**Short problem:**
Write out the listing, please, but only from its first line through the line containing "const tickValues = [44.0, 44.5, 45.0, 45.5];", exactly as given and without pictures.

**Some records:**
[Start]

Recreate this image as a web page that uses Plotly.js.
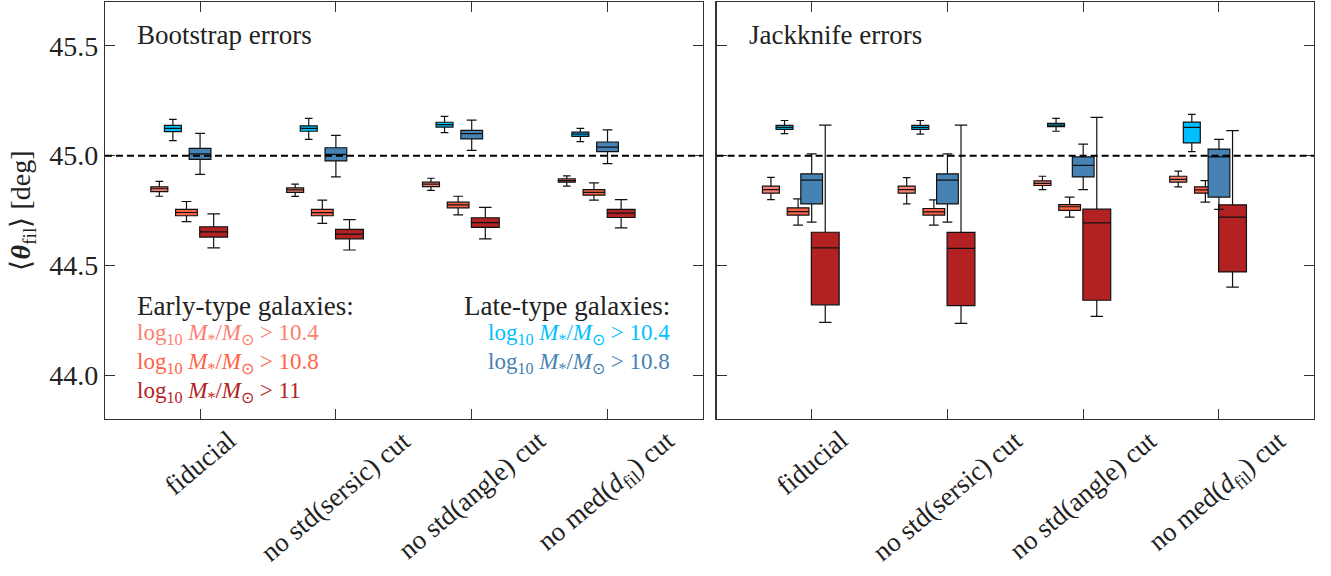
<!DOCTYPE html>
<html>
<head>
<meta charset="utf-8">
<script src="https://cdn.plot.ly/plotly-3.0.1.min.js"></script>
<style>html,body{margin:0;padding:0;background:#fff;}#chart{width:1331px;height:576px;}</style>
</head>
<body>
<div id="chart"></div>
<script>
// Categories (x tick labels)
const categories = ['fiducial', 'no std(sersic) cut', 'no std(angle) cut', 'no med(<i>d</i><sub>fil</sub>) cut'];
const tickValues = [44.0, 44.5, 45.0, 45.5];

// Each row: [lower whisker, Q1, median, Q3, upper whisker] per category
// Bootstrap errors
const bootEarly104 = [[44.815,44.836,44.849,44.858,44.883],[44.814,44.833,44.844,44.853,44.870],[44.842,44.859,44.870,44.879,44.897],[44.861,44.879,44.886,44.894,44.908]];
const bootEarly108 = [[44.699,44.726,44.741,44.755,44.791],[44.691,44.726,44.740,44.755,44.797],[44.730,44.762,44.776,44.788,44.815],[44.797,44.820,44.833,44.845,44.876]];
const bootEarly11  = [[44.580,44.629,44.653,44.676,44.735],[44.570,44.621,44.642,44.664,44.708],[44.621,44.673,44.695,44.717,44.764],[44.671,44.718,44.738,44.755,44.800]];
const bootLate104  = [[45.068,45.109,45.124,45.138,45.165],[45.074,45.111,45.124,45.136,45.170],[45.105,45.130,45.141,45.152,45.179],[45.064,45.088,45.098,45.107,45.124]];
const bootLate108  = [[44.915,44.983,45.008,45.033,45.101],[44.903,44.976,45.006,45.036,45.092],[45.024,45.076,45.100,45.115,45.162],[44.964,45.018,45.039,45.062,45.117]];
// Jackknife errors
const jackEarly104 = [[44.800,44.829,44.845,44.861,44.901],[44.780,44.829,44.845,44.861,44.900],[44.845,44.864,44.874,44.885,44.906],[44.858,44.879,44.892,44.906,44.929]];
const jackEarly108 = [[44.683,44.729,44.745,44.762,44.803],[44.683,44.729,44.744,44.759,44.798],[44.720,44.751,44.767,44.777,44.811],[44.788,44.829,44.844,44.858,44.886]];
const jackEarly11  = [[44.240,44.320,44.580,44.651,45.139],[44.236,44.317,44.577,44.650,45.139],[44.268,44.341,44.694,44.756,45.174],[44.401,44.470,44.720,44.776,45.114]];
const jackLate104  = [[45.100,45.120,45.129,45.138,45.160],[45.098,45.120,45.129,45.138,45.160],[45.111,45.132,45.139,45.147,45.170],[45.018,45.058,45.129,45.153,45.188]];
const jackLate108  = [[44.697,44.780,44.888,44.917,45.008],[44.697,44.780,44.888,44.917,45.008],[44.845,44.903,44.956,44.994,45.052],[44.755,44.811,44.994,45.030,45.074]];

const seriesLabels = ['log<sub>10</sub> <i>M</i><sub>*</sub>/<i>M</i><sub>⊙</sub> > 10.4',
                      'log<sub>10</sub> <i>M</i><sub>*</sub>/<i>M</i><sub>⊙</sub> > 10.8',
                      'log<sub>10</sub> <i>M</i><sub>*</sub>/<i>M</i><sub>⊙</sub> > 11'];

// styles
const FONT = 'Liberation Serif, Times New Roman, serif';
const series = [
  {key:'Early104', color:'#FA8072', offset:-0.3, width:0.125},
  {key:'Early108', color:'#FF6347', offset:-0.1, width:0.16},
  {key:'Early11',  color:'#B22222', offset: 0.1, width:0.205},
  {key:'Late104',  color:'#00BFFF', offset:-0.2, width:0.125},
  {key:'Late108',  color:'#4682B4', offset: 0.0, width:0.16}
];
const panels = [
  {xa:'x', ya:'y', data:{Early104:bootEarly104, Early108:bootEarly108, Early11:bootEarly11, Late104:bootLate104, Late108:bootLate108}},
  {xa:'x2', ya:'y2', data:{Early104:jackEarly104, Early108:jackEarly108, Early11:jackEarly11, Late104:jackLate104, Late108:jackLate108}}
];

const traces = [];
panels.forEach(p => {
  series.forEach(s => {
    const d = p.data[s.key];
    traces.push({
      type:'box', xaxis:p.xa, yaxis:p.ya,
      x: categories.map((c,i) => i + s.offset),
      lowerfence: d.map(r=>r[0]), q1: d.map(r=>r[1]), median: d.map(r=>r[2]),
      q3: d.map(r=>r[3]), upperfence: d.map(r=>r[4]),
      width: s.width, whiskerwidth: 0.45,
      fillcolor: s.color, line:{color:'#111', width:1.2},
      boxpoints:false, showlegend:false, hoverinfo:'skip'
    });
  });
});

const tickIdx = categories.map((c,i)=>i);
const xBase = {range:[-0.7,3.7], tickvals:tickIdx, ticktext:categories, showticklabels:false,
  ticks:'inside', ticklen:10, tickcolor:'#333', showline:true, linecolor:'#333', linewidth:1.2,
  mirror:'ticks', showgrid:false, zeroline:false, fixedrange:true};
const yBase = {range:[43.8,45.7], tickvals:tickValues, tickformat:'.1f',
  ticks:'inside', ticklen:10, tickcolor:'#333', showline:true, linecolor:'#333', linewidth:1.2,
  mirror:'ticks', showgrid:false, zeroline:false, tickfont:{family:FONT, size:28, color:'#222'}};

const annotations = [];
// panel titles
annotations.push({xref:'x domain', yref:'y domain', x:0.051, y:0.921, xanchor:'left', yanchor:'middle',
  text:'Bootstrap errors', showarrow:false, font:{family:FONT, size:27, color:'#222'}});
annotations.push({xref:'x2 domain', yref:'y2 domain', x:0.051, y:0.921, xanchor:'left', yanchor:'middle',
  text:'Jackknife errors', showarrow:false, font:{family:FONT, size:27, color:'#222'}});
// legend texts
const earlyColors = ['#FA8072','#FF6347','#B22222'];
const lateColors = ['#00BFFF','#4682B4'];
const rowY = [0.271, 0.204, 0.135, 0.065];
annotations.push({xref:'x domain', yref:'y domain', x:0.051, y:rowY[0], xanchor:'left', yanchor:'middle',
  text:'Early-type galaxies:', showarrow:false, font:{family:FONT, size:27, color:'#222'}});
seriesLabels.forEach((t,i)=>annotations.push({xref:'x domain', yref:'y domain', x:0.051, y:rowY[i+1], xanchor:'left', yanchor:'middle',
  text:t, showarrow:false, font:{family:FONT, size:23, color:earlyColors[i]}}));
annotations.push({xref:'x domain', yref:'y domain', x:0.949, y:rowY[0], xanchor:'right', yanchor:'middle',
  text:'Late-type galaxies:', showarrow:false, font:{family:FONT, size:27, color:'#222'}});
seriesLabels.slice(0,2).forEach((t,i)=>annotations.push({xref:'x domain', yref:'y domain', x:0.949, y:rowY[i+1], xanchor:'right', yanchor:'middle',
  text:t, showarrow:false, font:{family:FONT, size:23, color:lateColors[i]}}));
// rotated category labels (centered on ticks, like the original)
['x','x2'].forEach(xa => {
  categories.forEach((c,i)=>annotations.push({xref:xa, yref:'paper', x:i, y:-0.008, xanchor:'center', yanchor:'top',
    text:c, textangle:-40, showarrow:false, font:{family:FONT, size:27, color:'#222'}}));
});

const shapes = ['x','x2'].map((xa,k)=>({type:'line', xref:xa+' domain', yref:k?'y2':'y', x0:0, x1:1, y0:45, y1:45,
  line:{color:'#000', width:2, dash:'7px,4px'}, layer:'above'}));

const layout = {
  width:1331, height:576, margin:{l:105, r:17, t:2, b:157},
  paper_bgcolor:'#fff', plot_bgcolor:'#fff', boxmode:'overlay',
  xaxis:Object.assign({}, xBase, {domain:[0,0.4943], anchor:'y'}),
  xaxis2:Object.assign({}, xBase, {domain:[0.5059,1], anchor:'y2'}),
  yaxis:Object.assign({}, yBase, {anchor:'x', title:{text:'⟨<b><i>θ</i></b><sub>fil</sub>⟩ [deg]', font:{family:FONT, size:28, color:'#222'}, standoff:10}}),
  yaxis2:Object.assign({}, yBase, {anchor:'x2', showticklabels:false}),
  annotations:annotations, shapes:shapes, font:{family:FONT}
};
Plotly.newPlot('chart', traces, layout, {staticPlot:true, displayModeBar:false});
</script>
</body>
</html>
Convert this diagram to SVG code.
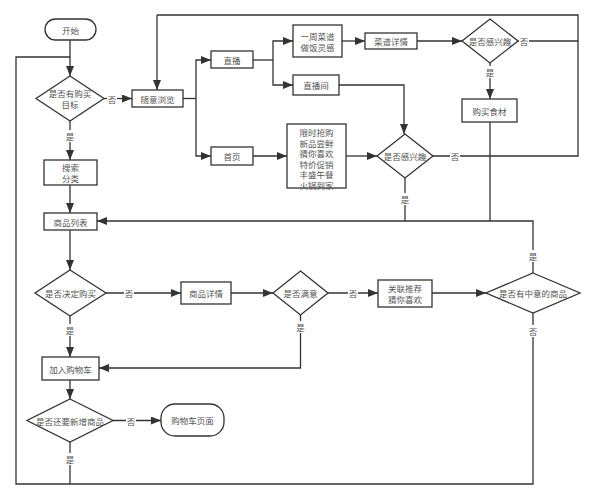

[End]

**The solution:**
Recreate this image as a web page that uses Plotly.js.
<!DOCTYPE html>
<html>
<head>
<meta charset="utf-8">
<script src="https://cdn.plot.ly/plotly-3.0.1.min.js"></script>
<style>html,body{margin:0;padding:0;background:#fff;}#chart{width:1331px;height:576px;}</style>
</head>
<body>
<div id="chart"></div>
<script>
// Categories (x tick labels)
const categories = ['fiducial', 'no std(sersic) cut', 'no std(angle) cut', 'no med(<i>d</i><sub>fil</sub>) cut'];
const tickValues = [44.0, 44.5, 45.0, 45.5];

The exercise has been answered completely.